Nuova sorprendente rivelazione di Hubble sull’Universo primordiale
Nuovi risultati dal Telescopio Spaziale Hubble (NASA/ESA) suggeriscono che la formazione delle prime stelle e galassie nell’universo primordiale abbia avuto luogo prima di quanto si riteneva precedentemente. Un team europeo di astronomi ha scoperto che non ci sono prove della prima generazione di stelle, note come stelle di Popolazione III, se si guarda indietro nel tempo a quando l’universo aveva solo 500 milioni di anni.
L’esplorazione delle prime galassie rimane una grande sfida nella moderna astronomia. Non sappiamo quando o come si siano formate le prime stelle e galassie nell’universo. A queste domande si può cercare di rispondere con l’Hubble Space Telescope mediante osservazioni di campo profondo. Hubble consente agli astronomi di osservare l’universo entro 500 milioni di anni dal big bang.
Un team di ricercatori europei, guidati da Rachana Bhatawdekar dell’ESA, si è prefisso di studiare la prima generazione di stelle nell’universo primordiale. Note come stelle di Popolazione III, queste stelle si sono formate dal materiale primordiale emerso dopo il big bang. Le stelle di Popolazione III dovevano essere composte solamente di idrogeno, elio e litio, gli unici eleementi ad esistere prima che i processi nei nuclei di queste stelle potessero creare elementi più pesanti, come ossigeno, azoto, carbonio e ferro.

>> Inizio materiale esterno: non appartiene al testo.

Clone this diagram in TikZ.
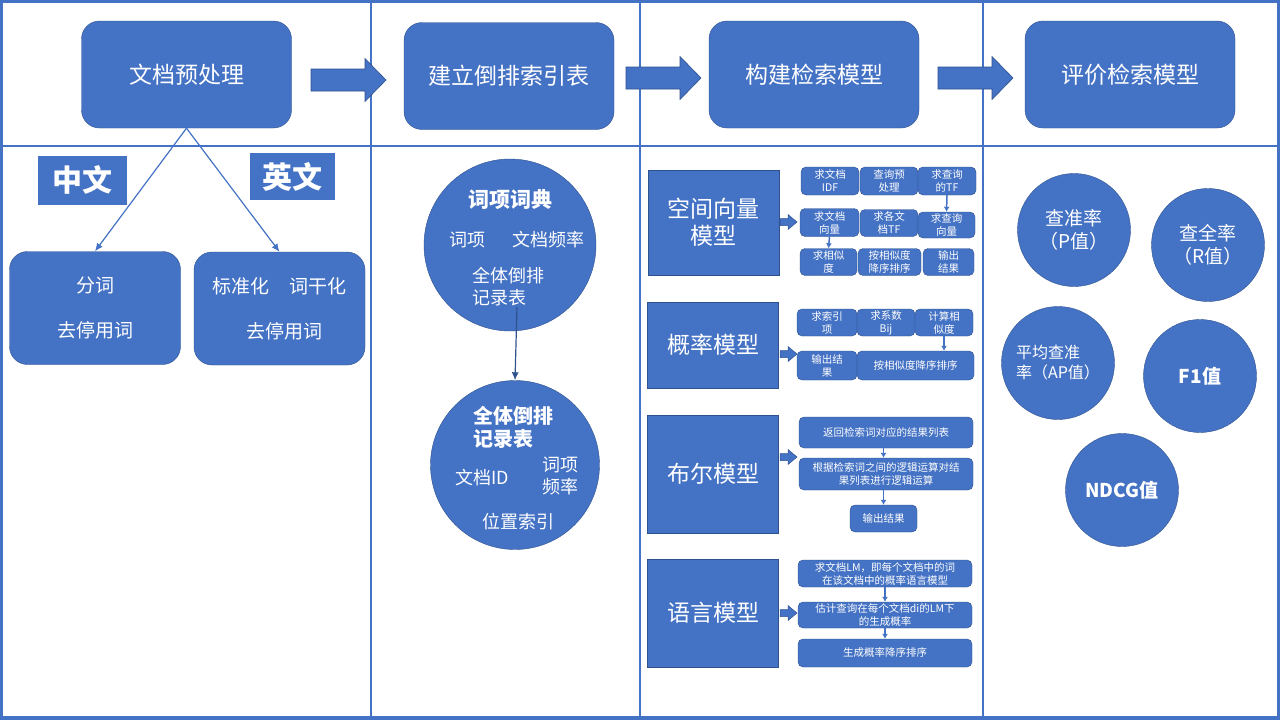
\documentclass[tikz,border=0pt]{standalone}
\usepackage{fontspec}
\setmainfont{Noto Sans CJK SC}
\usetikzlibrary{arrows.meta, positioning}
\definecolor{docblue}{HTML}{4472C4}
\definecolor{edgeblue}{HTML}{2F528F}
\tikzset{
  frame/.style={docblue, line width=2.5pt},
  stage/.style={
    rectangle,
    rounded corners=18pt,
    minimum width=210pt,
    minimum height=107pt,
    align=center,
    fill=docblue,
    draw=edgeblue,
    text=white,
    font=\fontsize{23}{28}\selectfont
  },
  langbox/.style={
    rectangle,
    rounded corners=18pt,
    minimum width=171pt,
    minimum height=113pt,
    align=center,
    fill=docblue,
    draw=edgeblue,
    text=white,
    font=\fontsize{19}{45}\selectfont
  },
  tag/.style={
    rectangle,
    fill=docblue,
    text=white,
    inner sep=0pt,
    font=\fontsize{30}{34}\selectfont\bfseries
  },
  disc/.style={
    circle,
    fill=docblue,
    draw=edgeblue,
    inner sep=0pt
  },
  intext/.style={text=white, inner sep=0pt, font=\fontsize{18}{22}\selectfont},
  model/.style={
    rectangle,
    minimum width=131pt,
    align=center,
    fill=docblue,
    draw=edgeblue,
    text=white,
    font=\fontsize{23}{27}\selectfont
  },
  cell/.style={
    rectangle,
    rounded corners=5pt,
    minimum width=58pt,
    minimum height=28pt,
    inner sep=1pt,
    align=center,
    fill=docblue,
    draw=edgeblue,
    text=white,
    font=\fontsize{10.5}{13}\selectfont
  },
  metric/.style={
    circle,
    minimum size=113pt,
    inner sep=0pt,
    align=center,
    fill=docblue,
    draw=edgeblue,
    text=white,
    font=\fontsize{19}{23}\selectfont
  },
  arrow/.style={docblue, line width=1.2pt, -{Latex[length=8pt,width=7pt]}},
  darrow/.style={edgeblue, line width=1.2pt, -{Latex[length=8pt,width=7pt]}},
  sarrow/.style={docblue, line width=1.5pt, -{Latex[length=5pt,width=6pt]}},
  bigarrow/.pic={
    \filldraw[fill=docblue, draw=edgeblue, line width=0.6pt]
      (0,-11) -- (54,-11) -- (54,-21.5) -- (75,0) -- (54,21.5) -- (54,11) -- (0,11) -- cycle;
  },
  smallarrow/.pic={
    \filldraw[fill=docblue, draw=edgeblue, line width=0.5pt]
      (0,-3.5) -- (8,-3.5) -- (8,-7.5) -- (17,0) -- (8,7.5) -- (8,3.5) -- (0,3.5) -- cycle;
  }
}

\begin{document}
\begin{tikzpicture}[x=1pt, y=-1pt]
  \useasboundingbox (0,0) rectangle (1280,720);
  \fill[white] (0,0) rectangle (1280,720);

  % grid
  \draw[frame] (1.5,1.5) rectangle (1278.5,718);
  \draw[frame] (1.5,146) -- (1278.5,146);
  \draw[frame] (371,1.5) -- (371,718);
  \draw[frame] (640,1.5) -- (640,718);
  \draw[frame] (983,1.5) -- (983,718);
  \draw[docblue, line width=3.5pt] (0,718) -- (1280,718);

  % stages
  \node (pre) [stage] at (186.5,74.5) {文档预处理};
  \node (index) [stage] at (509,76) {建立倒排索引表};
  \node (build) [stage] at (814,74.5) {构建检索模型};
  \node (eval) [stage] at (1130,74.5) {评价检索模型};
  \pic at (311,80) {bigarrow};
  \pic at (626,78) {bigarrow};
  \pic at (938,78) {bigarrow};

  % column 1
  \node (zhtag) [tag, minimum width=89pt, minimum height=49pt] at (82,180) {中文};
  \node (entag) [tag, minimum width=85pt, minimum height=47pt] at (292.5,176.5) {英文};
  \node (zh) [langbox] at (95,308) {分词\\去停用词};
  \node (en) [langbox] at (279.5,308.5) {标准化\hspace{20pt}词干化\\\hspace{10pt}去停用词};
  \draw[arrow] (pre.south) -- (zh.north);
  \draw[arrow] (pre.south) -- (en.north);

  % column 2
  \node (dict) [disc, minimum size=172pt] at (510,245) {};
  \node (dicttitle) [intext, font=\fontsize{21}{24}\selectfont\bfseries] at (510,200) {词项词典};
  \node (term) [intext] at (467,240) {词项};
  \node (df) [intext] at (548,240) {文档频率};
  \node (plist) [intext, align=left, anchor=west] at (472,287) {全体倒排\\记录表};
  \node (post) [disc, minimum size=169pt] at (515,465) {};
  \node (posttitle) [intext, align=left, anchor=west, font=\fontsize{20}{23}\selectfont\bfseries] at (473,427) {全体倒排\\记录表};
  \node (docid) [intext] at (482,478) {文档ID};
  \node (tf) [intext, align=center] at (560,476) {词项\\频率};
  \node (pos) [intext] at (518,522) {位置索引};
  \draw[darrow] ([shift={(7,62)}]dict.center) -- (post.north);

  % column 3
  \node (vsm) [model, minimum height=105pt] at (713.5,222.5) {空间向量\\模型};
  \node (prob) [model, minimum height=86pt] at (713,345) {概率模型};
  \node (bool) [model, minimum height=118pt] at (713,474) {布尔模型};
  \node (lm) [model, minimum height=108pt] at (713,613) {语言模型};
  \pic at (780,222) {smallarrow};
  \pic at (780,354) {smallarrow};
  \pic at (780,457) {smallarrow};
  \pic at (780,613) {smallarrow};

  \node (v1) [cell] at (830,181) {求文档\\IDF};
  \node (v2) [cell] at (889,181) {查询预\\处理};
  \node (v3) [cell] at (947,181) {求查询\\的TF};
  \node (v4) [cell, minimum width=59pt] at (829.5,222.5) {求文档\\向量};
  \node (v5) [cell, minimum height=27pt] at (889,223) {求各文\\档TF};
  \node (v6) [cell, minimum width=57pt, minimum height=26pt] at (946.5,225) {求查询\\向量};
  \node (v7) [cell, minimum width=57pt, minimum height=27pt] at (828.5,262) {求相似\\度};
  \node (v8) [cell, minimum width=63pt, minimum height=27pt] at (889.5,262) {按相似度\\降序排序};
  \node (v9) [cell, minimum width=51pt, minimum height=27pt] at (948.5,262) {输出\\结果};
  \draw[sarrow] (v3.south) -- (v6.north);
  \draw[sarrow] (v4.south) -- (v7.north);

  \node (p1) [cell, minimum width=60pt, minimum height=27pt] at (827,322.5) {求索引\\项};
  \node (p2) [cell, minimum height=27pt] at (886,322.5) {求系数\\Bij};
  \node (p3) [cell, minimum height=27pt] at (944,322.5) {计算相\\似度};
  \node (p4) [cell, minimum width=60pt, minimum height=29pt] at (827,365.5) {输出结\\果};
  \node (p5) [cell, minimum width=117pt, minimum height=29pt] at (915.5,365.5) {按相似度降序排序};
  \draw[sarrow] (p3.south) -- (p3.south |- p5.north);

  \node (b1) [cell, minimum width=174pt, minimum height=31pt] at (886,432.5) {返回检索词对应的结果列表};
  \node (b2) [cell, minimum width=174pt, minimum height=32pt] at (886,474) {根据检索词之间的逻辑运算对结\\果列表进行逻辑运算};
  \node (b3) [cell, minimum width=67pt, minimum height=27pt] at (883.5,518.5) {输出结果};
  \draw[sarrow] (b1.south -| b3.north) -- (b3.north |- b2.north);
  \draw[sarrow] (b2.south -| b3.north) -- (b3.north);

  \node (l1) [cell, minimum width=174pt, minimum height=27pt] at (885,573.5) {求文档LM，即每个文档中的词\\在该文档中的概率语言模型};
  \node (l2) [cell, minimum width=174pt, minimum height=26pt] at (885,615) {估计查询在每个文档di的LM下\\的生成概率};
  \node (l3) [cell, minimum width=174pt, minimum height=28pt] at (885,653) {生成概率降序排序};
  \draw[sarrow] (l1.south) -- (l2.north);
  \draw[sarrow] (l2.south) -- (l3.north);

  % column 4
  \node (prec) [metric] at (1074,230) {查准率\\（P值）};
  \node (rec) [metric] at (1208,245) {查全率\\（R值）};
  \node (ap) [metric, align=left, font=\fontsize{16}{20}\selectfont] at (1058,363) {平均查准\\率（AP值）};
  \node (fone) [metric, font=\fontsize{19}{23}\selectfont\bfseries] at (1200,376) {F1值};
  \node (ndcg) [metric, font=\fontsize{19}{23}\selectfont\bfseries] at (1122,490) {NDCG值};
\end{tikzpicture}
\end{document}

Bhatawdekar e il suo gruppo hanno raccolto indizi sull’universo primordiale da circa 500 milioni a 1 miliardo di anni dopo il big bang studiando l’ammasso MACS J0416 e il campo vicino con l’Hubble Space Telescope. Altri dati a supporto sono stati raccolti con lo Spitzer Space Telescope della NASA e il Very Large Telescope dell’European Southern Observatory. “Non abbiamo trovato prove di queste stelle di Popolazione III in questo intervallo temporale cosmico” ha commentato Bhatawdekar a proposito dei nuovi risultati.
I risultati sono stati raggiunti utilizzando la Wide Field Camera 3 e l’Advanced Camera for Surveys dell’Hubble Space Telescope, all’interno del programma Hubble Frontier Fields. Questo programma, che ha osservato sei ammassi galattici lontani dal 2012 al 2017, ha prodotto le osservazioni più profonde mai effettuate di ammassi galattici e galassie situate dietro di essi, che sono ingrandite dall’effetto di lente gravitazionale, rivelando quindi galassie da 10 a 100 volte più deboli di quelle precedentemente osservate. Le masse degli ammassi galattici in primo piano sono sufficientemente importanti da piegare ed ingrandire la luce proveniente dai corpi più lontani dietro di essi. Questo consente ad Hubble di utilizzare queste lenti di ingrandimento cosmiche per studiare oggetti che sono oltre le sue capacità operative nominali.
Bhatawdekar e il suo team hanno sviluppato una nuova tecnica che rimuove la luce dalle galassie in primo piano che fungono da lenti gravitazionali. Questo ha permesso loro di scoprire galasse con masse minori di quelle precedentemente osservate con Hubble, ad una distanza corrispondente a quando l’universo aveva un’età inferiore al miliardo di anni. A questo punto della scala temporale cosmica, la mancanza di prove di popolazioni stellari esotiche e l’identificazione di molte galassie di piccola massa supporta l’ipotesi che queste galassie siano i candidati più probabili per la reionizzazione dell’universo. Questo periodo di reionizzazione nell’universo primordiale è quando il mezzo intergalattico neutro è stato ionizzato dalle prime stelle e galassie”.
“Questi risultati hanno profonde conseguenze astrofisiche poichè mostrano che le galassie si devono essere formate prima di quanto precedentemente si pensava” ha detto Bhatawdekar. “Questo supporta anche l’idea che le galassie poco luminose e di piccola massa nell’universo primordiale siano responsabili della reionizzazione”.
Questi risultati suggeriscono anche che la prima formazione di stelle e galassie sia avvenuta molto prima dell’intervallo temporale che può essere indagato con l’Hubble Space Telescope. Viene lasciata quindi aperta un’area di ricerca molto emozionante per il James Webb Space Telescope (NASA/ESA/CSA), per lo studio delle prime galassie dell’universo.
I risultati qui presentati si basano su un articolo del 2019 di Bhatawdekar et al. e un articolo che verrà pubblicato sil prossimo numero del Monthly Notices of the Royal Astronomical Society (MNRAS).